Ironically, the little information we have about the final hours of Masada comes from a man whom the Jews there considered a traitor and happily would have killed: Flavius Josephus. When he wrote the history of the Jewish revolt against Rome, he included an extensive section on Masada’s fall which was largely sympathetic to the Romans. He also tells us of  two women and five children that managed to hide themselves during the mass suicide, and it was from one of these women that he heard an account of Elazar ben Yair's final speech. In essence it said: "Since we long ago resolved never to be servants to the Romans, nor to any other than to God Himself, Who alone is the true and just Lord of mankind, the time is now come that obliges us to make that resolution true in practice.... We were the very first that revolted [against Rome], and we are the last that fight against them; and I cannot but esteem it as a favor that God has granted us, that it is still in our power to die bravely, and in a state of freedom." Even at this late juncture, Elazar could not accept that the main reason the revolt had failed was because Rome's army was vastly superior. Instead, he dwelt on his belief that the Lord had turned against the Jewish people. Finally, he came to an inescapable conclusion: "Let our wives die before they are abused, and our children before they have tasted of slavery, and after we have slain them, let us bestow that glorious benefit upon one another mutually." Elazar ordered that all the Jews' possessions except food be destroyed, for "the food will be a testimonial when we are dead that we were not subdued for want of necessities; but that, according to our original resolution, we have preferred death before slavery." After this oration, the men killed their wives and children, and then each other.

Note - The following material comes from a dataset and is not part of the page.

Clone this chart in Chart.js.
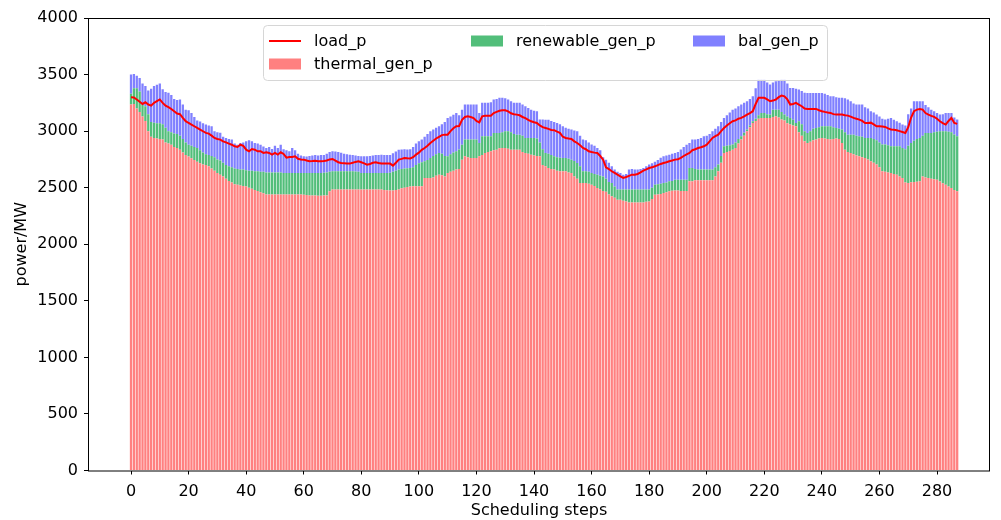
<!DOCTYPE html>
<html>
<head>
<meta charset="utf-8">
<script src="https://cdn.jsdelivr.net/npm/chart.js@4.4.0/dist/chart.umd.min.js"></script>
<style>
  html, body { margin: 0; padding: 0; background: #fff; }
</style>
</head>
<body>
<canvas id="chart" width="1001" height="520"></canvas>
<script>
// ========================================
// Power balance per scheduling step
// ========================================

const thermal = [
  3235, 3240, 3200, 3170, 3130, 3090, 3000, 2950, 2940, 2935,
  2930, 2925, 2900, 2890, 2880, 2860, 2850, 2835, 2810, 2790,
  2775, 2760, 2745, 2730, 2715, 2705, 2700, 2690, 2670, 2650,
  2630, 2615, 2600, 2580, 2560, 2545, 2530, 2525, 2520, 2515,
  2510, 2500, 2490, 2480, 2470, 2460, 2450, 2440, 2440, 2440,
  2440, 2440, 2440, 2440, 2440, 2440, 2440, 2440, 2440, 2440,
  2438, 2435, 2432, 2430, 2430, 2429, 2429, 2430, 2430, 2468,
  2483, 2483, 2483, 2483, 2483, 2483, 2483, 2483, 2483, 2483,
  2483, 2483, 2483, 2483, 2483, 2483, 2483, 2483, 2480, 2478,
  2476, 2476, 2480, 2485, 2495, 2500, 2505, 2510, 2512, 2512,
  2512, 2512, 2586, 2586, 2586, 2590, 2605, 2615, 2610, 2600,
  2630, 2640, 2650, 2660, 2665, 2748, 2778, 2770, 2763, 2763,
  2763, 2778, 2790, 2807, 2815, 2822, 2830, 2836, 2848, 2851,
  2851, 2845, 2836, 2836, 2836, 2836, 2815, 2807, 2800, 2792,
  2785, 2780, 2778, 2700, 2689, 2675, 2665, 2660, 2650, 2645,
  2645, 2645, 2635, 2630, 2600, 2580, 2541, 2541, 2541, 2535,
  2527, 2515, 2497, 2485, 2470, 2465, 2440, 2424, 2410, 2394,
  2394, 2385, 2379, 2370, 2370, 2370, 2370, 2370, 2370, 2375,
  2379, 2400, 2438, 2440, 2445, 2453, 2460, 2468, 2472, 2476,
  2476, 2470, 2470, 2470, 2556, 2556, 2565, 2565, 2565, 2565,
  2565, 2565, 2565, 2600, 2645, 2720, 2807, 2815, 2825, 2836,
  2850, 2890, 2925, 2960, 2999, 3035, 3072, 3090, 3110, 3117,
  3117, 3117, 3117, 3125, 3131, 3120, 3102, 3095, 3070, 3058,
  3050, 3043, 2990, 2960, 2910, 2895, 2905, 2920, 2925, 2935,
  2940, 2935, 2930, 2925, 2930, 2935, 2930, 2895, 2836, 2815,
  2807, 2795, 2785, 2778, 2770, 2763, 2750, 2733, 2720, 2704,
  2680, 2645, 2640, 2635, 2630, 2620, 2615, 2600, 2586, 2545,
  2541, 2547, 2550, 2553, 2556, 2600, 2590, 2586, 2580, 2575,
  2571, 2555, 2540, 2527, 2510, 2497, 2480, 2468
];

const renewable = [
  95, 140, 180, 180, 100, 130, 150, 130, 135, 135,
  140, 135, 130, 110, 110, 120, 125, 125, 120, 110,
  105, 110, 115, 120, 115, 105, 95, 100, 110, 120,
  120, 125, 120, 120, 130, 135, 140, 140, 140, 145,
  145, 150, 160, 165, 175, 180, 190, 195, 195, 195,
  195, 195, 195, 190, 190, 190, 190, 190, 190, 190,
  192, 195, 198, 200, 200, 201, 201, 202, 205, 172,
  162, 162, 162, 162, 162, 162, 162, 162, 159, 157,
  147, 147, 147, 147, 147, 147, 147, 147, 150, 152,
  156, 164, 170, 175, 170, 170, 167, 164, 168, 188,
  203, 213, 147, 159, 177, 190, 190, 192, 190, 180,
  148, 155, 160, 162, 172, 132, 147, 155, 162, 162,
  162, 117, 165, 148, 140, 133, 154, 148, 136, 139,
  148, 154, 154, 139, 133, 133, 145, 133, 140, 148,
  155, 155, 122, 140, 118, 125, 125, 118, 120, 120,
  118, 118, 120, 118, 135, 138, 149, 104, 104, 105,
  103, 105, 118, 120, 130, 115, 110, 117, 100, 89,
  89, 98, 104, 113, 113, 113, 113, 113, 113, 108,
  104, 100, 89, 90, 90, 88, 85, 88, 88, 95,
  95, 101, 101, 101, 118, 118, 100, 95, 95, 95,
  95, 95, 95, 80, 59, 60, 59, 55, 50, 45,
  50, 40, 30, 25, 15, 15, 15, 20, 30, 44,
  44, 33, 29, 65, 59, 70, 68, 51, 60, 59,
  50, 29, 97, 100, 90, 89, 95, 100, 103, 100,
  103, 108, 113, 118, 105, 93, 90, 119, 154, 154,
  162, 174, 175, 177, 180, 177, 190, 207, 210, 216,
  220, 236, 241, 240, 236, 246, 251, 266, 264, 295,
  329, 348, 365, 377, 384, 360, 394, 398, 404, 415,
  424, 444, 459, 472, 485, 493, 490, 487
];

const bal = [
  170, 125, 110, 120, 190, 180, 210, 295, 325, 340,
  350, 310, 315, 340, 330, 305, 300, 320, 305, 290,
  305, 290, 265, 245, 255, 260, 263, 260, 263, 230,
  240, 245, 230, 240, 240, 245, 220, 215, 235, 240,
  255, 270, 260, 250, 245, 240, 225, 215, 225, 207,
  235, 215, 245, 210, 200, 192, 220, 200, 170, 155,
  148, 145, 150, 155, 160, 155, 160, 158, 165, 175,
  177, 175, 170, 163, 155, 150, 147, 145, 143, 140,
  148, 148, 148, 150, 155, 160, 160, 162, 160, 158,
  158, 165, 170, 175, 172, 170, 166, 166, 180, 190,
  195, 200, 217, 230, 236, 235, 235, 236, 260, 300,
  339, 335, 335, 339, 303, 310, 310, 310, 310, 310,
  310, 266, 295, 295, 295, 300, 295, 301, 310, 304,
  291, 281, 274, 275, 281, 281, 275, 280, 265, 250,
  240, 241, 202, 262, 293, 300, 300, 302, 302, 295,
  280, 267, 265, 266, 270, 281, 270, 280, 275, 260,
  251, 250, 236, 225, 170, 168, 170, 148, 150, 157,
  147, 132, 137, 177, 182, 177, 177, 182, 191, 207,
  221, 215, 203, 215, 230, 237, 240, 236, 240, 236,
  244, 266, 289, 309, 221, 251, 260, 270, 280, 295,
  300, 315, 339, 340, 339, 300, 251, 270, 290, 309,
  300, 290, 280, 265, 250, 235, 221, 270, 316, 295,
  295, 280, 266, 240, 251, 260, 286, 310, 290, 265,
  282, 303, 281, 295, 340, 354, 338, 318, 310, 303,
  295, 287, 277, 265, 273, 272, 274, 280, 300, 310,
  295, 276, 275, 280, 285, 270, 260, 236, 235, 226,
  230, 229, 221, 235, 251, 234, 221, 209, 208, 210,
  280, 305, 349, 334, 324, 304, 246, 226, 206, 186,
  165, 147, 151, 162, 166, 171, 150, 147
];

const load = [
  3300, 3298, 3280, 3260, 3240, 3255, 3235, 3225, 3250, 3265,
  3280, 3250, 3225, 3212, 3196, 3175, 3155, 3150, 3118, 3088,
  3072, 3058, 3043, 3028, 3014, 2999, 2984, 2978, 2960, 2940,
  2931, 2925, 2910, 2900, 2890, 2880, 2866, 2860, 2880, 2870,
  2836, 2822, 2842, 2836, 2822, 2822, 2807, 2813, 2807, 2792,
  2807, 2792, 2813, 2798, 2765, 2772, 2772, 2778, 2755, 2750,
  2748, 2740, 2733, 2735, 2738, 2733, 2733, 2735, 2740, 2750,
  2754, 2740, 2725, 2718, 2716, 2713, 2713, 2720, 2728, 2733,
  2725, 2715, 2704, 2710, 2720, 2724, 2718, 2713, 2713, 2713,
  2713, 2695, 2720, 2748, 2755, 2763, 2760, 2758, 2770, 2792,
  2810, 2835, 2851, 2870, 2895, 2915, 2935, 2950, 2965, 2969,
  2969, 3000, 3025, 3043, 3045, 3100, 3125, 3131, 3125, 3115,
  3090, 3078, 3131, 3135, 3137, 3137, 3160, 3170, 3180, 3185,
  3185, 3175, 3158, 3150, 3146, 3140, 3125, 3115, 3100, 3087,
  3078, 3072, 3050, 3035, 3028, 3020, 3010, 3008, 2995, 2985,
  2950, 2940, 2935, 2931, 2910, 2895, 2875, 2851, 2840, 2822,
  2815, 2810, 2807, 2780, 2748, 2680, 2665, 2645, 2630, 2615,
  2600, 2586, 2595, 2605, 2615, 2615, 2621, 2635, 2651, 2662,
  2674, 2680, 2689, 2700, 2710, 2718, 2725, 2733, 2740, 2748,
  2752, 2763, 2780, 2795, 2807, 2831, 2840, 2851, 2858, 2866,
  2880, 2910, 2940, 2955, 2969, 3000, 3028, 3050, 3070, 3087,
  3095, 3110, 3117, 3130, 3146, 3160, 3176, 3240, 3294, 3294,
  3294, 3280, 3264, 3270, 3279, 3300, 3314, 3308, 3280, 3235,
  3240, 3250, 3235, 3220, 3200, 3196, 3196, 3196, 3196, 3185,
  3176, 3170, 3165, 3161, 3150, 3146, 3148, 3146, 3140, 3137,
  3128, 3117, 3110, 3102, 3090, 3072, 3072, 3075, 3060, 3043,
  3043, 3040, 3037, 3025, 3014, 3012, 3008, 3000, 2992, 2984,
  3035, 3120, 3176, 3190, 3196, 3190, 3160, 3146, 3135, 3126,
  3110, 3087, 3070, 3058, 3090, 3117, 3072, 3064
];

const xTicks = [0, 20, 40, 60, 80, 100, 120, 140, 160, 180, 200, 220, 240, 260, 280];
const steps = thermal.map((_, i) => i);

Chart.defaults.font.family = '"DejaVu Sans", sans-serif';
Chart.defaults.font.size = 16;
Chart.defaults.color = '#000';

// Box around the plot (matplotlib spines)
const framePlugin = {
  id: 'frame',
  afterDraw(chart) {
    const { ctx, chartArea: a } = chart;
    ctx.save();
    ctx.strokeStyle = '#000';
    ctx.lineWidth = 1;
    ctx.strokeRect(a.left + 0.5, a.top + 0.5, a.right - a.left - 1, a.bottom - a.top);
    ctx.restore();
  }
};

// Legend drawn like matplotlib's ncol=3 legend
const legendPlugin = {
  id: 'mplLegend',
  afterDraw(chart) {
    const ctx = chart.ctx;
    const ds = chart.data.datasets;
    ctx.save();
    ctx.beginPath();
    ctx.roundRect(263.5, 25.5, 564, 55, 4);
    ctx.fillStyle = 'rgba(255,255,255,0.8)';
    ctx.fill();
    ctx.strokeStyle = '#d6d6d6';
    ctx.lineWidth = 1;
    ctx.stroke();

    const items = [
      { d: ds[0], x: 269, y: 41 },
      { d: ds[1], x: 269, y: 64 },
      { d: ds[2], x: 471, y: 41 },
      { d: ds[3], x: 693, y: 41 }
    ];
    ctx.font = '16px "DejaVu Sans", sans-serif';
    ctx.textBaseline = 'middle';
    items.forEach(it => {
      if (it.d.type === 'line') {
        ctx.strokeStyle = it.d.borderColor;
        ctx.lineWidth = 2;
        ctx.beginPath();
        ctx.moveTo(it.x, it.y);
        ctx.lineTo(it.x + 32, it.y);
        ctx.stroke();
      } else {
        ctx.fillStyle = it.d.backgroundColor;
        ctx.fillRect(it.x, it.y - 5.5, 32, 11);
      }
      ctx.fillStyle = '#000';
      ctx.fillText(it.d.label, it.x + 45, it.y + 1);
    });
    ctx.restore();
  }
};

new Chart(document.getElementById('chart'), {
  type: 'bar',
  data: {
    labels: steps,
    datasets: [
      {
        type: 'line',
        label: 'load_p',
        data: load,
        borderColor: '#ff0000',
        borderWidth: 2,
        pointRadius: 0,
        tension: 0,
        stack: 'load',
        order: 0
      },
      { label: 'thermal_gen_p', data: thermal, backgroundColor: '#ff8080', order: 1 },
      { label: 'renewable_gen_p', data: renewable, backgroundColor: '#52be7a', order: 1 },
      { label: 'bal_gen_p', data: bal, backgroundColor: '#8080ff', order: 1 }
    ]
  },
  options: {
    responsive: false,
    animation: false,
    barPercentage: 0.8,
    categoryPercentage: 1.0,
    layout: { padding: { left: 0, right: 11, top: 18, bottom: 0 } },
    plugins: { legend: { display: false }, tooltip: { enabled: false } },
    scales: {
      x: {
        type: 'linear',
        stacked: true,
        offset: false,
        min: -14.94,
        max: 298.4,
        border: { display: false },
        grid: { display: true, offset: false, drawOnChartArea: false, drawTicks: true, tickLength: 4, color: '#000' },
        ticks: { padding: 8, maxRotation: 0, callback: v => String(v) },
        afterBuildTicks: scale => { scale.ticks = xTicks.map(v => ({ value: v })); },
        afterFit: scale => { scale.height = 49.5; },
        title: { display: true, text: 'Scheduling steps', padding: { top: 0, bottom: 0 } }
      },
      y: {
        stacked: true,
        min: 0,
        max: 4000,
        border: { display: false },
        grid: { display: true, drawOnChartArea: false, drawTicks: true, tickLength: 4, color: '#000' },
        ticks: { stepSize: 500, padding: 6, callback: v => String(v) },
        afterFit: scale => { scale.width = 88; },
        title: { display: true, text: 'power/MW', padding: { top: 12, bottom: 0 } }
      }
    }
  },
  plugins: [framePlugin, legendPlugin]
});
</script>
</body>
</html>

In recent years, Masada became widely known through the excavations of Israeli archaeologists. In addition to finding two MIKVAOT (ritual baths) and a synagogue used by Masada's defenders, he uncovered twenty-five skeletons of men, women, and children. In 1969, they were buried at Masada with full military honors.

The term "Masada complex" is sometimes applied critically to advocates of right-wing policies in the Israeli government. It is defined as "the conviction that it is preferable to fight to the end rather than to surrender and acquiesce to the loss of independent statehood."